*EXERCISE TASK:* State the number of lines in the material below that have "Recreate" in them, without any other text.

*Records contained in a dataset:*
────────────────
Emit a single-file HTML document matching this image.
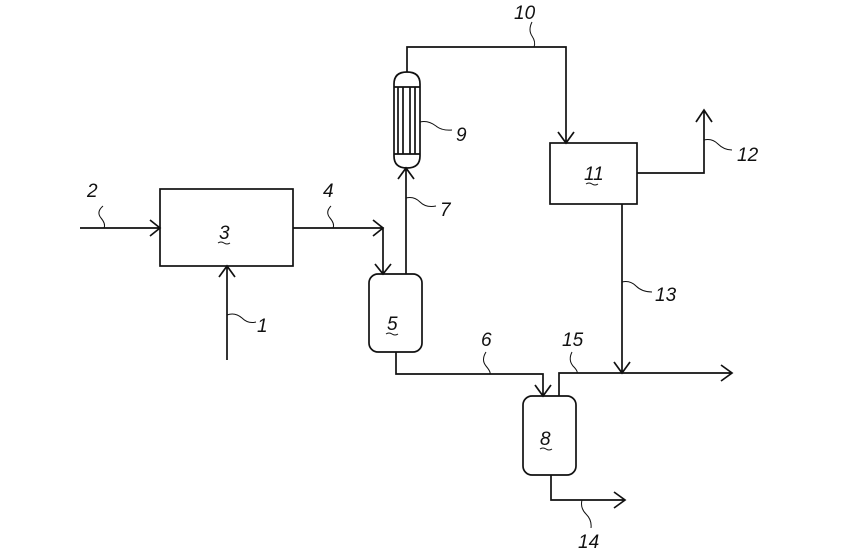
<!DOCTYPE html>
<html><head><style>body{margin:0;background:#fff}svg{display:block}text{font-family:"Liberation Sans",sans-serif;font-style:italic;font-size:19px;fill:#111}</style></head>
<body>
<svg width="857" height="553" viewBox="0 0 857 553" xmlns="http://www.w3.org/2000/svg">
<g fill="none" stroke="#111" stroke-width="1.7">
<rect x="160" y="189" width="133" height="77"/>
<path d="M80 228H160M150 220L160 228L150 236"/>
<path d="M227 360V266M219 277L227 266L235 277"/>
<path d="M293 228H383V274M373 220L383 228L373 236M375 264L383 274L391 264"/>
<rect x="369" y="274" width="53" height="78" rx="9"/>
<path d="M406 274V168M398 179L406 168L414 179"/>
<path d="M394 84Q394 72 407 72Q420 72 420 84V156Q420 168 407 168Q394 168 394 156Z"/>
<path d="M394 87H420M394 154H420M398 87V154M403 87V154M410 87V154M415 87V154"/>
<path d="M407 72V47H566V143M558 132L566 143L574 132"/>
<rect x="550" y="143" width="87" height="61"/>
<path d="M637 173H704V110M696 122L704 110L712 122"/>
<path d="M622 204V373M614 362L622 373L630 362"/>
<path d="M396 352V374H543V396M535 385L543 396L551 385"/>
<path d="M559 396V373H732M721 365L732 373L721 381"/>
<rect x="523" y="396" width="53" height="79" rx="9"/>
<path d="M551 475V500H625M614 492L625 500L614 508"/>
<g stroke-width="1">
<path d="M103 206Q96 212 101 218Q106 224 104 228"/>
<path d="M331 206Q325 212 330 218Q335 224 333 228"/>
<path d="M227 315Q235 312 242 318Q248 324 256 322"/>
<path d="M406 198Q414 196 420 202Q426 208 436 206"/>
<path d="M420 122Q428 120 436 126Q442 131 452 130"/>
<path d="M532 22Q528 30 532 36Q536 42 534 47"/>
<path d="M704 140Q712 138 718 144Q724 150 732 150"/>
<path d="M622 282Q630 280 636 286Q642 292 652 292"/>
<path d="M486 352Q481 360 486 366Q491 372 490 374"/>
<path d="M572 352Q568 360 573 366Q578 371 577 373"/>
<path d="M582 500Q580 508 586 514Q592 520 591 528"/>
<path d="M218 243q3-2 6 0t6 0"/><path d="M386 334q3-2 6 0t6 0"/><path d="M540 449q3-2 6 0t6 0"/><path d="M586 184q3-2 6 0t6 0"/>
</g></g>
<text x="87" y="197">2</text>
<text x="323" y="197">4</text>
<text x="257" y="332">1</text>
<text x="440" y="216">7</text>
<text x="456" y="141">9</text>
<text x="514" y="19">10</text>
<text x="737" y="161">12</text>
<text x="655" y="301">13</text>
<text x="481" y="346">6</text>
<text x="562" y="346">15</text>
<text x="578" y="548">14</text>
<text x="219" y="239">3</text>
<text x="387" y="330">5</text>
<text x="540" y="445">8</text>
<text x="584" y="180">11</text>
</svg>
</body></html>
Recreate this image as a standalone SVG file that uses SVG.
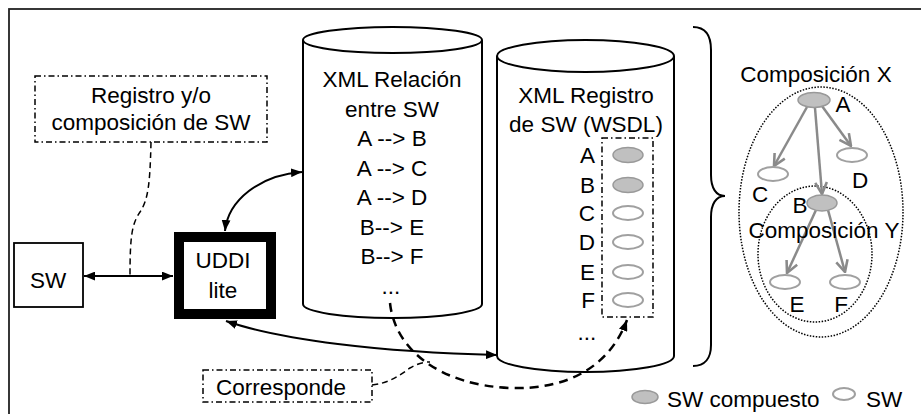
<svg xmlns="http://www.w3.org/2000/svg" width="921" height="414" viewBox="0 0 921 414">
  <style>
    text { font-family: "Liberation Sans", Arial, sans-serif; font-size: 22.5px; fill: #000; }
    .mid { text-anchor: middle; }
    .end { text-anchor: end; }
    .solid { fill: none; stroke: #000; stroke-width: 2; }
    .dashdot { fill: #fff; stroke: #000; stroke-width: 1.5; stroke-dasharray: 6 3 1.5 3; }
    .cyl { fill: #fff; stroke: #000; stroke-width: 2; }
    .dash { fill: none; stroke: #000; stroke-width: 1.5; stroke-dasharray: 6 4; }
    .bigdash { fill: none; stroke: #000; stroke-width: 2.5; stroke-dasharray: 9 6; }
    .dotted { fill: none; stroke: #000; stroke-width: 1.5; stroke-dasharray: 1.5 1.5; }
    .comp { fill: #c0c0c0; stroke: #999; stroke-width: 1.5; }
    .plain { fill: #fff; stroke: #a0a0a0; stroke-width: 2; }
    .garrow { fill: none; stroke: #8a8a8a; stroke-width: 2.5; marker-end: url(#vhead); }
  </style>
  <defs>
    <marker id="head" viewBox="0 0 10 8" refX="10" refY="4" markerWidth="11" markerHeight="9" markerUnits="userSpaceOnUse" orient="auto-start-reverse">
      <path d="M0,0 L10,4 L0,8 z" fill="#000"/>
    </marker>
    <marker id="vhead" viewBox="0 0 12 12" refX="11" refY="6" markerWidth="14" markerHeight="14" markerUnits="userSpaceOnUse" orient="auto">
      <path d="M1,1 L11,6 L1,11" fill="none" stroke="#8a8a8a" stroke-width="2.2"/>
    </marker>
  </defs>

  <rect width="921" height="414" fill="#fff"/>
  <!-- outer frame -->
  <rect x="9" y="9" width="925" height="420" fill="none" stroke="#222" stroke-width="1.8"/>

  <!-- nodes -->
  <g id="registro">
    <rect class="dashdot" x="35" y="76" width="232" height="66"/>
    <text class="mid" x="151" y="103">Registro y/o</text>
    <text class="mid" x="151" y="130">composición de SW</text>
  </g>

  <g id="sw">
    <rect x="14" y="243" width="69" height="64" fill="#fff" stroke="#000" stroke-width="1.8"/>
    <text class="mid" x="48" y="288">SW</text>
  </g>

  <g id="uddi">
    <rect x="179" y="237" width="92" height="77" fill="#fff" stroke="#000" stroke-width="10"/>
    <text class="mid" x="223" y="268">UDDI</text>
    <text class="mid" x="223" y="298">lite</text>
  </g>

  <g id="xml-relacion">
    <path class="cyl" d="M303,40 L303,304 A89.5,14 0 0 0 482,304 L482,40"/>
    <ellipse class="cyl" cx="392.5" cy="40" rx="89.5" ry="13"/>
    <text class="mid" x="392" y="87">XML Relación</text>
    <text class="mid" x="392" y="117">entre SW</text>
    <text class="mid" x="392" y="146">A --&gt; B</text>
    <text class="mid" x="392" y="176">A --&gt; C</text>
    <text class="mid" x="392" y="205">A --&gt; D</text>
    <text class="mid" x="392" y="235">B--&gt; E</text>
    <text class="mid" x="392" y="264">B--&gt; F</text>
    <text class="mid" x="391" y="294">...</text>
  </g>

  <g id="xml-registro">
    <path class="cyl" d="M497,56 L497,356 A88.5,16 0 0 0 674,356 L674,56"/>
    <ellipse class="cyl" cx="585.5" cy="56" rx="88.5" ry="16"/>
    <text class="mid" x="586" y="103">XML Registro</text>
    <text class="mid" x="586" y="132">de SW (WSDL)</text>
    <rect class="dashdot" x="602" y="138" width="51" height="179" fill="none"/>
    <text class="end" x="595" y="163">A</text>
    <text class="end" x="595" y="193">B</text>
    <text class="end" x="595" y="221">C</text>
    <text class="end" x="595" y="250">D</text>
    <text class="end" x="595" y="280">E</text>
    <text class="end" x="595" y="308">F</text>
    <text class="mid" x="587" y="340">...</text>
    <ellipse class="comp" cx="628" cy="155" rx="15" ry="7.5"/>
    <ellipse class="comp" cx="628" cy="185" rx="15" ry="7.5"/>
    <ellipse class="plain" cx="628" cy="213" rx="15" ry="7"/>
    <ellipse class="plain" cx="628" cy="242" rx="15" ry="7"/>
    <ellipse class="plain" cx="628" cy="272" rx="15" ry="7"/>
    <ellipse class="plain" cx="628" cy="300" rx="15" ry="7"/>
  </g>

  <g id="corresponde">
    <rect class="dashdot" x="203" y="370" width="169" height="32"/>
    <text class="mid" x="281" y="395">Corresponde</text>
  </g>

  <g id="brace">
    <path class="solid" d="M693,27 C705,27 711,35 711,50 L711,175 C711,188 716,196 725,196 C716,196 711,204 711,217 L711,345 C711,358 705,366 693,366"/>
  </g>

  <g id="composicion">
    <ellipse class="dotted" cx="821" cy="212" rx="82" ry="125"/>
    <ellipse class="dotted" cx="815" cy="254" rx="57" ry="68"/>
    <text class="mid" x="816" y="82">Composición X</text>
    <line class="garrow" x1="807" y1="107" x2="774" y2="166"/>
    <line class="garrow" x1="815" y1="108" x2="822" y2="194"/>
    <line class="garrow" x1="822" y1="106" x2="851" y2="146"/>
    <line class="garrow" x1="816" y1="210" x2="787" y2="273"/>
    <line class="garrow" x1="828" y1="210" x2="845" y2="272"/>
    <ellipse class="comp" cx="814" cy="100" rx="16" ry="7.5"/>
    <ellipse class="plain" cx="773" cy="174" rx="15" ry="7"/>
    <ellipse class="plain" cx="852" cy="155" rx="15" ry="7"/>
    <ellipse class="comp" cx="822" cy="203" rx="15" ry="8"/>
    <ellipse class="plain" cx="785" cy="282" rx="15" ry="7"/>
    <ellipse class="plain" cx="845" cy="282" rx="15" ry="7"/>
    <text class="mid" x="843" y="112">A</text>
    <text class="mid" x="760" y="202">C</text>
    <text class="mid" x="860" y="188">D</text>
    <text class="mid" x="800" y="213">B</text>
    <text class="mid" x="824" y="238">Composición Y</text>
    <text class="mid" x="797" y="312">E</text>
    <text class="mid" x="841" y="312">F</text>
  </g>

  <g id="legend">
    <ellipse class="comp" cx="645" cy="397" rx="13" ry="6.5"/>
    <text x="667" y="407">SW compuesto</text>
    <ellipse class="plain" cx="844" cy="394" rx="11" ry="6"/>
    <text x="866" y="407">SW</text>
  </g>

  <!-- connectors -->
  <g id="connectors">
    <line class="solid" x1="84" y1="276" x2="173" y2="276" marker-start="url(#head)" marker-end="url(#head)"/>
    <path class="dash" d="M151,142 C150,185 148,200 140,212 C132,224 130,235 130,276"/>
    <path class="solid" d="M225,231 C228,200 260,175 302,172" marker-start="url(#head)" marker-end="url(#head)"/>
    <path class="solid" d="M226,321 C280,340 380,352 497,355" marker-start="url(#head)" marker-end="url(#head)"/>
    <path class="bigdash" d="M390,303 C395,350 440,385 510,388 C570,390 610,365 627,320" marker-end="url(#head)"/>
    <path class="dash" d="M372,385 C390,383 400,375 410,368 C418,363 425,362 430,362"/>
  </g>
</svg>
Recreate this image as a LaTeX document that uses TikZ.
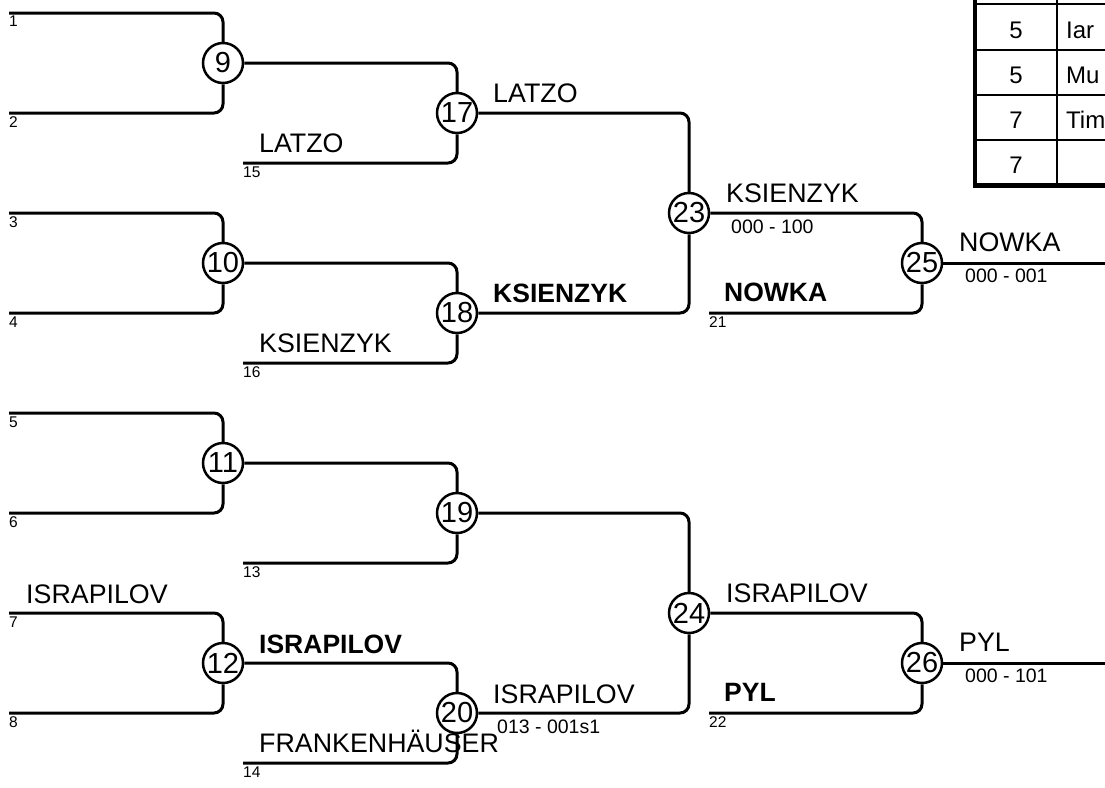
────────────────
*COMPLETED TASK:* 2